Omit every picture and return the rest of the data unaltered.
-- Start DATA PROVIDED --
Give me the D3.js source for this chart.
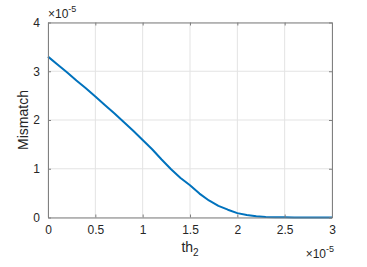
<!DOCTYPE html>
<html>
<head>
<meta charset="utf-8">
<script src="https://cdn.jsdelivr.net/npm/d3@7"></script>
<style>
  body { margin: 0; background: #fff; }
  text { font-family: "Liberation Sans", Arial, sans-serif; fill: #262626; }
</style>
</head>
<body>
<svg width="367" height="267"></svg>
<script>
// th_2 values (units of 1e-5) and mismatch (units of 1e-5)
var thValues = [0, 0.1, 0.2, 0.3, 0.4, 0.5, 0.6, 0.7, 0.8, 0.9, 1.0,
  1.1, 1.2, 1.3, 1.4, 1.5, 1.6, 1.7, 1.8, 1.9, 2.0,
  2.1, 2.2, 2.3, 2.4, 2.5, 2.6, 2.7, 2.8, 2.9, 3.0];
var mismatch = [3.30, 3.14, 2.98, 2.81, 2.65, 2.48, 2.31, 2.14, 1.96, 1.78, 1.59,
  1.40, 1.19, 0.99, 0.81, 0.66, 0.49, 0.35, 0.24, 0.16, 0.09,
  0.05, 0.025, 0.012, 0.006, 0.003, 0.002, 0.001, 0.0005, 0.0002, 0];
var xTicks = [0, 0.5, 1, 1.5, 2, 2.5, 3];
var yTicks = [0, 1, 2, 3, 4];

var svg = d3.select("svg");
var mLeft = 48, mRight = 332, mTop = 22.5, mBottom = 217.5;

var x = d3.scaleLinear().domain([0, 3]).range([mLeft, mRight]);
var y = d3.scaleLinear().domain([0, 4]).range([mBottom, mTop]);
var fmt = function (d) { return String(d); };

// grid
svg.append("g").selectAll("line").data(xTicks).enter().append("line")
  .attr("x1", function (d) { return x(d); }).attr("x2", function (d) { return x(d); })
  .attr("y1", mTop).attr("y2", mBottom)
  .attr("stroke", "#e3e3e3").attr("stroke-width", 1);
svg.append("g").selectAll("line").data(yTicks).enter().append("line")
  .attr("y1", function (d) { return y(d); }).attr("y2", function (d) { return y(d); })
  .attr("x1", mLeft).attr("x2", mRight)
  .attr("stroke", "#e3e3e3").attr("stroke-width", 1);

// data line
var line = d3.line()
  .x(function (d, i) { return x(thValues[i]); })
  .y(function (d) { return y(d); });
svg.append("path").datum(mismatch)
  .attr("d", line)
  .attr("fill", "none")
  .attr("stroke", "#0072BD")
  .attr("stroke-width", 2)
  .attr("stroke-linejoin", "round");

// axes (box on, ticks inward)
var axisColor = "#808080";
function styleAxis(g) {
  g.selectAll("path").attr("stroke", axisColor);
  g.selectAll("line").attr("stroke", axisColor);
  g.selectAll("text").attr("fill", "#262626").style("font-size", "12px")
    .style("font-family", "'Liberation Sans', Arial, sans-serif");
}
svg.append("g").attr("transform", "translate(0," + mBottom + ")")
  .call(d3.axisBottom(x).tickValues(xTicks).tickFormat(fmt).tickSizeInner(-3).tickSizeOuter(0).tickPadding(8))
  .call(styleAxis);
svg.append("g").attr("transform", "translate(" + mLeft + ",0)")
  .call(d3.axisLeft(y).tickValues(yTicks).tickFormat(fmt).tickSizeInner(-3).tickSizeOuter(0).tickPadding(8))
  .call(styleAxis);
svg.append("g").attr("transform", "translate(0," + mTop + ")")
  .call(d3.axisTop(x).tickValues(xTicks).tickSizeInner(-3).tickSizeOuter(0).tickFormat(""))
  .call(styleAxis);
svg.append("g").attr("transform", "translate(" + mRight + ",0)")
  .call(d3.axisRight(y).tickValues(yTicks).tickSizeInner(-3).tickSizeOuter(0).tickFormat(""))
  .call(styleAxis);

// exponent labels
var ex1 = svg.append("text").attr("x", mLeft).attr("y", mTop - 5).style("font-size", "12px");
ex1.append("tspan").text("\u00d710");
ex1.append("tspan").attr("dy", -6).style("font-size", "9px").text("-5");
var ex2 = svg.append("text").attr("x", mRight + 2).attr("y", 258).attr("text-anchor", "end").style("font-size", "12px");
ex2.append("tspan").text("\u00d710");
ex2.append("tspan").attr("dy", -6).style("font-size", "9px").text("-5");

// axis labels
var xl = svg.append("text").attr("x", x(1.5)).attr("y", 252).attr("text-anchor", "middle").style("font-size", "14px");
xl.append("tspan").text("th");
xl.append("tspan").attr("dy", 4).style("font-size", "10px").text("2");
svg.append("text").attr("transform", "translate(28," + ((mTop + mBottom) / 2) + ") rotate(-90)")
  .attr("text-anchor", "middle").style("font-size", "14px").text("Mismatch");
</script>
</body>
</html>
-- End DATA PROVIDED --
▸ RESPONSE TO THIS TASK:
Give me the D3.js source for this chart.
<!DOCTYPE html>
<html>
<head>
<meta charset="utf-8">
<script src="https://cdn.jsdelivr.net/npm/d3@7"></script>
<style>
  body { margin: 0; background: #fff; }
  text { font-family: "Liberation Sans", Arial, sans-serif; fill: #262626; }
</style>
</head>
<body>
<svg width="367" height="267"></svg>
<script>
// th_2 values (units of 1e-5) and mismatch (units of 1e-5)
var thValues = [0, 0.1, 0.2, 0.3, 0.4, 0.5, 0.6, 0.7, 0.8, 0.9, 1.0,
  1.1, 1.2, 1.3, 1.4, 1.5, 1.6, 1.7, 1.8, 1.9, 2.0,
  2.1, 2.2, 2.3, 2.4, 2.5, 2.6, 2.7, 2.8, 2.9, 3.0];
var mismatch = [3.30, 3.14, 2.98, 2.81, 2.65, 2.48, 2.31, 2.14, 1.96, 1.78, 1.59,
  1.40, 1.19, 0.99, 0.81, 0.66, 0.49, 0.35, 0.24, 0.16, 0.09,
  0.05, 0.025, 0.012, 0.006, 0.003, 0.002, 0.001, 0.0005, 0.0002, 0];
var xTicks = [0, 0.5, 1, 1.5, 2, 2.5, 3];
var yTicks = [0, 1, 2, 3, 4];

var svg = d3.select("svg");
var mLeft = 48, mRight = 332, mTop = 22.5, mBottom = 217.5;

var x = d3.scaleLinear().domain([0, 3]).range([mLeft, mRight]);
var y = d3.scaleLinear().domain([0, 4]).range([mBottom, mTop]);
var fmt = function (d) { return String(d); };

// grid
svg.append("g").selectAll("line").data(xTicks).enter().append("line")
  .attr("x1", function (d) { return x(d); }).attr("x2", function (d) { return x(d); })
  .attr("y1", mTop).attr("y2", mBottom)
  .attr("stroke", "#e3e3e3").attr("stroke-width", 1);
svg.append("g").selectAll("line").data(yTicks).enter().append("line")
  .attr("y1", function (d) { return y(d); }).attr("y2", function (d) { return y(d); })
  .attr("x1", mLeft).attr("x2", mRight)
  .attr("stroke", "#e3e3e3").attr("stroke-width", 1);

// data line
var line = d3.line()
  .x(function (d, i) { return x(thValues[i]); })
  .y(function (d) { return y(d); });
svg.append("path").datum(mismatch)
  .attr("d", line)
  .attr("fill", "none")
  .attr("stroke", "#0072BD")
  .attr("stroke-width", 2)
  .attr("stroke-linejoin", "round");

// axes (box on, ticks inward)
var axisColor = "#808080";
function styleAxis(g) {
  g.selectAll("path").attr("stroke", axisColor);
  g.selectAll("line").attr("stroke", axisColor);
  g.selectAll("text").attr("fill", "#262626").style("font-size", "12px")
    .style("font-family", "'Liberation Sans', Arial, sans-serif");
}
svg.append("g").attr("transform", "translate(0," + mBottom + ")")
  .call(d3.axisBottom(x).tickValues(xTicks).tickFormat(fmt).tickSizeInner(-3).tickSizeOuter(0).tickPadding(8))
  .call(styleAxis);
svg.append("g").attr("transform", "translate(" + mLeft + ",0)")
  .call(d3.axisLeft(y).tickValues(yTicks).tickFormat(fmt).tickSizeInner(-3).tickSizeOuter(0).tickPadding(8))
  .call(styleAxis);
svg.append("g").attr("transform", "translate(0," + mTop + ")")
  .call(d3.axisTop(x).tickValues(xTicks).tickSizeInner(-3).tickSizeOuter(0).tickFormat(""))
  .call(styleAxis);
svg.append("g").attr("transform", "translate(" + mRight + ",0)")
  .call(d3.axisRight(y).tickValues(yTicks).tickSizeInner(-3).tickSizeOuter(0).tickFormat(""))
  .call(styleAxis);

// exponent labels
var ex1 = svg.append("text").attr("x", mLeft).attr("y", mTop - 5).style("font-size", "12px");
ex1.append("tspan").text("\u00d710");
ex1.append("tspan").attr("dy", -6).style("font-size", "9px").text("-5");
var ex2 = svg.append("text").attr("x", mRight + 2).attr("y", 258).attr("text-anchor", "end").style("font-size", "12px");
ex2.append("tspan").text("\u00d710");
ex2.append("tspan").attr("dy", -6).style("font-size", "9px").text("-5");

// axis labels
var xl = svg.append("text").attr("x", x(1.5)).attr("y", 252).attr("text-anchor", "middle").style("font-size", "14px");
xl.append("tspan").text("th");
xl.append("tspan").attr("dy", 4).style("font-size", "10px").text("2");
svg.append("text").attr("transform", "translate(28," + ((mTop + mBottom) / 2) + ") rotate(-90)")
  .attr("text-anchor", "middle").style("font-size", "14px").text("Mismatch");
</script>
</body>
</html>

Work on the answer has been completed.